A life dedicated to music is most certainly not easy, but it can be exceptionally rewarding. There are some terrific highs and times of pure exhilarating ecstasy, but there are also some incredibly low moments and occasions where it all seems pointless, especially following rejection.
I made the decision to leave one of the world’s great academic institutions to pursue my dream of a career in music, so I know just how daunting the prospect of embarking upon a life in the performing arts can be. It is incredibly difficult to take that first step and set things in motion, especially if, as I did some years ago, you have very little knowledge of what exactly it is you are getting involved into, given the vastness of the industry. I think one must have a clear understanding of their ambitions and be cognisant of the reasons for wanting a career in music.
I am a great believer that music is for all, and that it caters for everyone who has a desire to take part, so if you simply wish it to be a pastime for which you can earn a little here and there, then there is most certainly a place for you. Equally, if music is your passion, if you know that without it your life would feel incomplete, then there is also a place for you. I learned that I placed as much value on singing as I did the air that I breathe after I was left unable to sing for a short period due to health complications. Only when it was taken away from me did I understand music’s true importance to my life. It has been this unwavering devotion to my craft which has seen me through the difficult moments. Introspection is an important tool for artists, for only through an understanding of who it is that you want to be can you decipher how to get there.

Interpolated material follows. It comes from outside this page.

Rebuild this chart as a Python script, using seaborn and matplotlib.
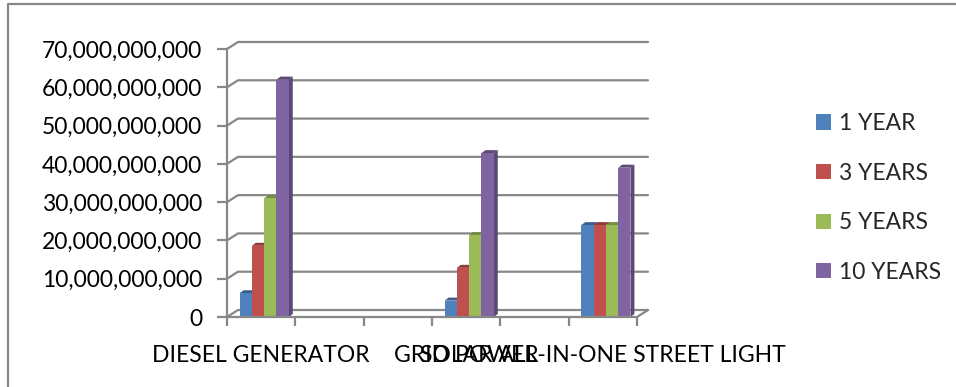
import numpy as np
import pandas as pd
import matplotlib
matplotlib.use("Agg")
import matplotlib.pyplot as plt
from matplotlib.patches import Polygon
from matplotlib.lines import Line2D
from matplotlib.ticker import FuncFormatter
import seaborn as sns

# Cost categories (blank slots keep the spacing of the original category axis)
systems = ["DIESEL GENERATOR", " ", "  ", "GRID POWER", "   ",
           "SOLAR ALL-IN-ONE STREET LIGHT"]
periods = ["1 YEAR", "3 YEARS", "5 YEARS", "10 YEARS"]

diesel_cost = [6.2e9, 18.6e9, 31.0e9, 62.0e9]
grid_cost = [4.28e9, 12.84e9, 21.4e9, 42.8e9]
solar_cost = [24.0e9, 24.0e9, 24.0e9, 39.0e9]

y_ticks = [0, 10e9, 20e9, 30e9, 40e9, 50e9, 60e9, 70e9]

front_colors = ["#4F81BD", "#C0504D", "#9BBB59", "#8064A2"]
shade_colors = ["#3A5F8E", "#8E3B39", "#738C42", "#5D4878"]
frame_gray = "#878787"

rows = []
for name, vals in [(systems[0], diesel_cost), (systems[3], grid_cost),
                   (systems[5], solar_cost)]:
    for p, v in zip(periods, vals):
        rows.append({"system": name, "period": p, "cost": v})
df = pd.DataFrame(rows)

sns.set_theme(style="white")
plt.rcParams["font.family"] = ["Lato", "DejaVu Sans"]
FS = 16.5

W, H = 956, 387
fig = plt.figure(figsize=(W / 100, H / 100), dpi=100)
fig.patch.set_facecolor("white")

# plot area in pixels: front-left axis and floor edge
px_left, px_right, px_bottom, px_top = 227, 637, 317, 49
ax = fig.add_axes([px_left / W, 1 - px_bottom / H,
                   (px_right - px_left) / W, (px_bottom - px_top) / H])
ax.set_facecolor("none")

sns.barplot(data=df, x="system", y="cost", hue="period", order=systems,
            hue_order=periods, palette=front_colors, saturation=1,
            width=0.72, linewidth=0, errorbar=None, ax=ax)

ax.set_xlim(-0.5, 5.5)
ax.set_ylim(0, 70e9)

# pixel -> data unit conversion for depth effects
sx = (px_right - px_left) / 6.0
sy = (px_bottom - px_top) / 70e9
wall_dx, wall_dy = 11 / sx, 7 / sy
bar_dx, bar_dy = 4 / sx, 3 / sy
bar_shift = 3 / sx

# back wall gridlines and the left side wall
for yv in y_ticks:
    ax.plot([-0.5, -0.5 + wall_dx, 5.5 + wall_dx], [yv, yv + wall_dy, yv + wall_dy],
            color=frame_gray, lw=1.6, clip_on=False, zorder=0.5,
            solid_joinstyle="miter")
# right edge of the floor
ax.plot([5.5, 5.5 + wall_dx], [0, wall_dy], color=frame_gray, lw=1.6,
        clip_on=False, zorder=0.5)

# give each column a shaded side and top face
for patch in list(ax.patches):
    h = patch.get_height()
    if h <= 0 or np.isnan(h):
        continue
    patch.set_x(patch.get_x() + bar_shift)
    patch.set_zorder(2)
    fc = matplotlib.colors.to_hex(patch.get_facecolor())
    idx = [c.lower() for c in front_colors].index(fc.lower())
    shade = shade_colors[idx]
    xl = patch.get_x()
    xr = xl + patch.get_width()
    side = Polygon([(xr, 0), (xr, h), (xr + bar_dx, h + bar_dy), (xr + bar_dx, bar_dy)],
                   closed=True, facecolor=shade, edgecolor="none", zorder=1.5,
                   clip_on=False)
    top = Polygon([(xl, h), (xr, h), (xr + bar_dx, h + bar_dy), (xl + bar_dx, h + bar_dy)],
                  closed=True, facecolor=shade, edgecolor="none", zorder=1.5,
                  clip_on=False)
    ax.add_patch(side)
    ax.add_patch(top)

# axes and ticks
for s in ["top", "right"]:
    ax.spines[s].set_visible(False)
for s in ["left", "bottom"]:
    ax.spines[s].set_color(frame_gray)
    ax.spines[s].set_linewidth(1.6)

ax.set_xticks(range(len(systems)))
ax.set_xticklabels(systems)
ax.set_xticks(np.arange(-0.5, len(systems), 1.0), minor=True)
ax.tick_params(axis="x", which="major", length=0, pad=20, labelsize=FS,
               labelcolor="black")
ax.tick_params(axis="x", which="minor", length=6.5, width=1.6,
               color=frame_gray, direction="out", bottom=True)

ax.set_yticks(y_ticks)
ax.yaxis.set_major_formatter(FuncFormatter(lambda v, _: f"{v:,.0f}"))
ax.tick_params(axis="y", which="major", length=7, width=1.6, color=frame_gray,
               direction="out", left=True, pad=11, labelsize=FS,
               labelcolor="black")
ax.set_xlabel("")
ax.set_ylabel("")

# legend on the right
leg = ax.get_legend()
handles = leg.legend_handles
labels = [t.get_text() for t in leg.get_texts()]
leg.remove()
fig.legend(handles, labels, loc="center left",
           bbox_to_anchor=(816 / W, 1 - 198 / H), frameon=False, fontsize=FS,
           handlelength=0.64, handleheight=0.64, handletextpad=0.35,
           labelspacing=1.25, borderpad=0, borderaxespad=0)

# chart border
fig.add_artist(Line2D([8 / W, 8 / W, 1.0], [0.0, 1 - 4 / H, 1 - 4 / H],
                      transform=fig.transFigure, color=frame_gray, lw=1.6))

fig.savefig("out.png", dpi=100, facecolor="white")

How would you define success as a musician?
The great Giuseppe Di Stefano said, “to present yourself to an audience and move them, this is the art of singing” and this quote has resonated with me ever since I first came across it. I truly believe that there is no greater honour in music than to make someone feel something, be that sadness, happiness, fear, or amusement. So, for me, success is simply having people come up to me after a performance to tell me that I have moved them.
What would you like to be doing in 5 years’ time?
My ultimate goal is to perform on the world’s greatest operatic stages. Within five years, I hope to have made significant strides towards achieving this; this may come in the form of completing a Young Artist Programme at a reputable house and/or attaining recognition from an established international competition.
I am fortunate to have been accepted into Royal Academy Opera, where I will begin in September. Joining RAO will allow me to explore in great depth the roles and repertoire which I hope to spend the rest of my life performing, whilst simultaneously continuing to build upon my current stage experience, all within a controlled educational environment.
I am aware of just how much work there is still to do before I am in any position to achieve these aspirations, but I am fully prepared to take the necessary steps to give myself the best chance of doing so.
Samuel is currently an ABRSM Postgraduate Scholar at the Royal Academy of Music, where he studies with Prof. Kate Paterson, Janet Haney, and Jonathan Papp; he joins Royal Academy Opera this September. Samuel is the winner of the Second Prize in the 2022 Richard Lewis/Jean Shanks Award; he was Very Highly Commended in the 2021 Blythe-Buesst Operatic Prize and a Finalist in the 2019 Kathleen Ferrier Society Bursary for Young Singers; he is an Opera Prelude Young Artist, the recipient of HRH Princess Alice’s Prize for Exemplary Studentship, and is a member of the prestigious ‘Academy Song Circle’. Samuel is generously supported by the ABRSM, the Josephine Baker Trust, and the Countess of Munster Musical Trust.